If the surface has already rusted, a restoration kit with a pumice stone, wire brush, high-heat oil, and cloth is the fix. A neglected griddle can almost always be brought back — the write-off point is metal warping from repeated water pooling, not surface rust.
6. Best griddle wind screen: side and rear panels
An overlooked accessory. Griddle burners run at 12,000-25,000 BTU each, and above 10 mph wind the effective heat output at the cook surface drops significantly. A three-sided wind screen (typically two side panels and a rear panel, aluminum or stainless) recovers most of the lost efficiency and also cuts down on flare-up when grease drips catch a gust.
Blackstone sells an official wind screen. Third-party options (Yukon Glory, Onlyfire) offer similar or better rigidity at lower price points.
Common mistakes to avoid
- Buying a universal cover for a specific griddle. Fit gaps at the corners let rain in. Model-specific covers ranked higher every time.
- Skipping the grease liners. Congealed grease is the number one reason a rear drawer sticks and a griddle owner stops using it.
- Using olive oil to season. Smoke point too low, polymerization uneven. Use a food-grade griddle seasoning oil or high-heat vegetable blend.
- Storing the griddle uncovered outdoors. UV degrades the cook surface finish, rain rusts the metal, and dust contaminates the season layer.

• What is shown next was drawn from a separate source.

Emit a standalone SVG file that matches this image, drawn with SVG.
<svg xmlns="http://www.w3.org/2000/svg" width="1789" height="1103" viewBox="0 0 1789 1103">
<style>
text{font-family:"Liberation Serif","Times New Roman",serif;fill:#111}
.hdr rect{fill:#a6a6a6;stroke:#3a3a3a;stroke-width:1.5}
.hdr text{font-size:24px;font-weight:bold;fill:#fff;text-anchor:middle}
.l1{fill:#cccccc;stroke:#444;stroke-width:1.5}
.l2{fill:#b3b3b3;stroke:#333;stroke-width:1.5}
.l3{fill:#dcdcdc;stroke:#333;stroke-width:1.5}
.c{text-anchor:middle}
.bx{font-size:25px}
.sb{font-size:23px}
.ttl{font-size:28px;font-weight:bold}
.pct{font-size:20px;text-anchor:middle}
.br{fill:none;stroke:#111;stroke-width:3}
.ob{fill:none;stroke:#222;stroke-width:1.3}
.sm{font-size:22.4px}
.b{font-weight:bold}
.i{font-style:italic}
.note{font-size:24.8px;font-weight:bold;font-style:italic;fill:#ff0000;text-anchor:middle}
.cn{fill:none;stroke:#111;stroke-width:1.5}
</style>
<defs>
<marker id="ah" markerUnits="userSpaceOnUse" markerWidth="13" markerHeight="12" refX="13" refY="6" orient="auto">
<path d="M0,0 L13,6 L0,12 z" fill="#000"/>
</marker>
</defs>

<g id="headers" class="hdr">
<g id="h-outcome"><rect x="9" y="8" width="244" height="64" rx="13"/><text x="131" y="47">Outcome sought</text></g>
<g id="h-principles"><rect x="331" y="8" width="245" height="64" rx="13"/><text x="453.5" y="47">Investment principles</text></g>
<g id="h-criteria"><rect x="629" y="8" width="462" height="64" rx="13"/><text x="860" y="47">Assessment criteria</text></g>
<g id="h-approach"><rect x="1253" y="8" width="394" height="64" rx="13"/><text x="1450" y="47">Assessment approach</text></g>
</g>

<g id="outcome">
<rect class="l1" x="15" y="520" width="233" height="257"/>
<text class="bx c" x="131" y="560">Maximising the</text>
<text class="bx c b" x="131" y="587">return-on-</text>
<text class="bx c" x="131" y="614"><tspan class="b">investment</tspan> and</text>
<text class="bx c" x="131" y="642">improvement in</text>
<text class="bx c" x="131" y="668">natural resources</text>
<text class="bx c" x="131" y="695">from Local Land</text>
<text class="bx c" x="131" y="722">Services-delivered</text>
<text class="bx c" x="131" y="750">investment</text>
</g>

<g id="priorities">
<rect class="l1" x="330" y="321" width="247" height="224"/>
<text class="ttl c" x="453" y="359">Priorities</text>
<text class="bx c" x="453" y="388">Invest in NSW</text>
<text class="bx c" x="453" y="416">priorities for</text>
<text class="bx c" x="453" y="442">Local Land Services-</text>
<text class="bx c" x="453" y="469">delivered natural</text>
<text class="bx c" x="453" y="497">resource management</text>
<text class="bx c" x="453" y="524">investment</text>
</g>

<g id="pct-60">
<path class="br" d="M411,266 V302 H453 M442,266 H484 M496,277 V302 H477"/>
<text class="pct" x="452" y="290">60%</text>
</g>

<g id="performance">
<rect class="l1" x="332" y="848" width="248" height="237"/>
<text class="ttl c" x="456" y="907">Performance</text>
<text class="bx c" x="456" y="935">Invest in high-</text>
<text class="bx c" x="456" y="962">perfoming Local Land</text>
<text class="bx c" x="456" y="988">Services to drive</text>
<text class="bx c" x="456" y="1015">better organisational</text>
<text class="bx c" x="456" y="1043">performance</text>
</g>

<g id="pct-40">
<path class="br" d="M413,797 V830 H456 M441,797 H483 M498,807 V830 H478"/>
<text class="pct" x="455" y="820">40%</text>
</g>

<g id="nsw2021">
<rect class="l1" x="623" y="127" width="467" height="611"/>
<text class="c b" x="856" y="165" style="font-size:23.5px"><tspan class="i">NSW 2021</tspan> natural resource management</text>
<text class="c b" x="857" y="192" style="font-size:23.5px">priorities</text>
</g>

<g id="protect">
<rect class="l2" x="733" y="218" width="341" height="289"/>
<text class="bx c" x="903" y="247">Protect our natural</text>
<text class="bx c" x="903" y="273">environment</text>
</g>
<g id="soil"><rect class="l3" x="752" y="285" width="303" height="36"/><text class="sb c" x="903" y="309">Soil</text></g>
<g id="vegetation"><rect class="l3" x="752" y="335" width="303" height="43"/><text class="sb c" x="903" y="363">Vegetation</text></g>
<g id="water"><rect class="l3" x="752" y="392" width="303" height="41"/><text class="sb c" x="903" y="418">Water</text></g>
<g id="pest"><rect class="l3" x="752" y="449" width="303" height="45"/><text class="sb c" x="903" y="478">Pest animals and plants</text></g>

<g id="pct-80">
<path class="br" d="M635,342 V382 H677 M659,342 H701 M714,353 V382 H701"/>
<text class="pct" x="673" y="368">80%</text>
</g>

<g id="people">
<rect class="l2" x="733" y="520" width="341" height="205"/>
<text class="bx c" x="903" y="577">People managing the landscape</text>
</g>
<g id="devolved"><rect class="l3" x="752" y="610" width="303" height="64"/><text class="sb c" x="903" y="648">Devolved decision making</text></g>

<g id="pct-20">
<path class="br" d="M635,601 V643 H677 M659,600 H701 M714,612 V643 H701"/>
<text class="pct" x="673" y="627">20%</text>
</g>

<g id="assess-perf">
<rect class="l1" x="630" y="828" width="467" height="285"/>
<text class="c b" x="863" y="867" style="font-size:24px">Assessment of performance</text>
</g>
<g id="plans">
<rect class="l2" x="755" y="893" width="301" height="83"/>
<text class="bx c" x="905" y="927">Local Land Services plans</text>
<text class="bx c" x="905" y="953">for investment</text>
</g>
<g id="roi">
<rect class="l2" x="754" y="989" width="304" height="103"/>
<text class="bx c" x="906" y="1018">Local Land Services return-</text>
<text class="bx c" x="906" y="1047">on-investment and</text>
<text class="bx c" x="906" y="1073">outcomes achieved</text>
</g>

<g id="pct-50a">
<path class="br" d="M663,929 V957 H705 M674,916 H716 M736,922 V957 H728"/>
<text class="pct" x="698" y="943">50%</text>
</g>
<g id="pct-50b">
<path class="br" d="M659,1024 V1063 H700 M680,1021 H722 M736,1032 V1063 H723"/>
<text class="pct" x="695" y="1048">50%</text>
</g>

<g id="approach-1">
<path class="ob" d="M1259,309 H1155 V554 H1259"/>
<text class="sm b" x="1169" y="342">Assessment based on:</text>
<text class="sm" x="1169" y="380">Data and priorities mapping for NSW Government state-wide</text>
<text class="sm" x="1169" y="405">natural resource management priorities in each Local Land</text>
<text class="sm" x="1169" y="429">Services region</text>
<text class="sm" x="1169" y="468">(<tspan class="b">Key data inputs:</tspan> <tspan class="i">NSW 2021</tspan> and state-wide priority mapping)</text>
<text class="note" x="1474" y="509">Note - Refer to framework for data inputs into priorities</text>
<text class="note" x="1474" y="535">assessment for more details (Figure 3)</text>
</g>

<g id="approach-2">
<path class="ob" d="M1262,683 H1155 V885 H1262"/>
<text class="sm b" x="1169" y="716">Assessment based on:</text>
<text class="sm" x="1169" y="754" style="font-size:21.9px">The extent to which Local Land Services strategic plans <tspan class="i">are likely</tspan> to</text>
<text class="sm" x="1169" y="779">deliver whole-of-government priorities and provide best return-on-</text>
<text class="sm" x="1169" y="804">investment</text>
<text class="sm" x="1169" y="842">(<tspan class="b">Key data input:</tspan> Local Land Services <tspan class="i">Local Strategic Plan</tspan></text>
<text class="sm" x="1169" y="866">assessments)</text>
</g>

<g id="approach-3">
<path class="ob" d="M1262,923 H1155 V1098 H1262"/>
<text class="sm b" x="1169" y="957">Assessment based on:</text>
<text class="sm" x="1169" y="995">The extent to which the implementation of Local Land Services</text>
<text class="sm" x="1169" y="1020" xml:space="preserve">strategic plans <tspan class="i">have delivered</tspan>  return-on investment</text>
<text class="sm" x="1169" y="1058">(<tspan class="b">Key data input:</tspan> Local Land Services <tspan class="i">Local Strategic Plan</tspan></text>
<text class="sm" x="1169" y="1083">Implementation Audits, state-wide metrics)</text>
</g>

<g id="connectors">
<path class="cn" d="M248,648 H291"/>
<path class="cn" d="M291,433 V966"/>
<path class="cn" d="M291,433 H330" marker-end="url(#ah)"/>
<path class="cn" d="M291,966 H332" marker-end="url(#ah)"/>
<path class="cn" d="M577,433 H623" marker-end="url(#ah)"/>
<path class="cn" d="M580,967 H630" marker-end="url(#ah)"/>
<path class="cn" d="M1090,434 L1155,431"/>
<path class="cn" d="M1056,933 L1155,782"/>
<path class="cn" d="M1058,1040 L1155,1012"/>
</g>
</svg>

- Buying every accessory kit sold. The Uniflasy 35-piece plus a model-specific hardcover plus seasoning kit covers 95 percent of what most owners need. Everything after that is diminishing returns.
Frequently asked questions
How often do I need to re-season a griddle?
A light re-season every 10-20 cooks keeps the surface in good shape. A full re-season after every winter storage cycle. If food starts sticking or the surface color goes patchy, it is time.
Can I use my Blackstone spatula on a Traeger Flatrock?
Yes. Griddle spatulas are cross-brand compatible. Only covers, grease drawer liners, and windscreens have brand-specific fit concerns.
Is the Uniflasy 35-piece kit worth it over buying a la carte?
For a first-time buyer, yes. The per-piece cost is lower than assembling the same set from individual purchases, and the storage bag alone is worth $15-20 of the price.
Do I need a wind screen if I use my griddle in a covered patio?
Probably not. If the patio blocks wind from three sides, the burners already run at rated efficiency. Wind screens matter for open-yard installations.
What is the difference between a griddle cover and a griddle hardcover?
A soft cover is a fabric or vinyl wrap that goes over the whole griddle when not in use. A hardcover is a metal (usually aluminum) hood that closes over the cook surface only, letting you cover the griddle while the cart, burners, and undercarriage remain exposed. Most owners want both: hardcover for daily use, soft cover for winter storage.
Bottom line
The highest-ranking griddle accessory investments are: a full starter kit (Uniflasy 35-piece), a model-specific hardcover, grease liners for your drawer or cup design, and a seasoning maintenance kit. Everything else — wind screens, specialist single spatulas, upgraded burger presses — is worth adding based on how you actually cook. Match the accessory to the way you use the griddle and the ROI is real.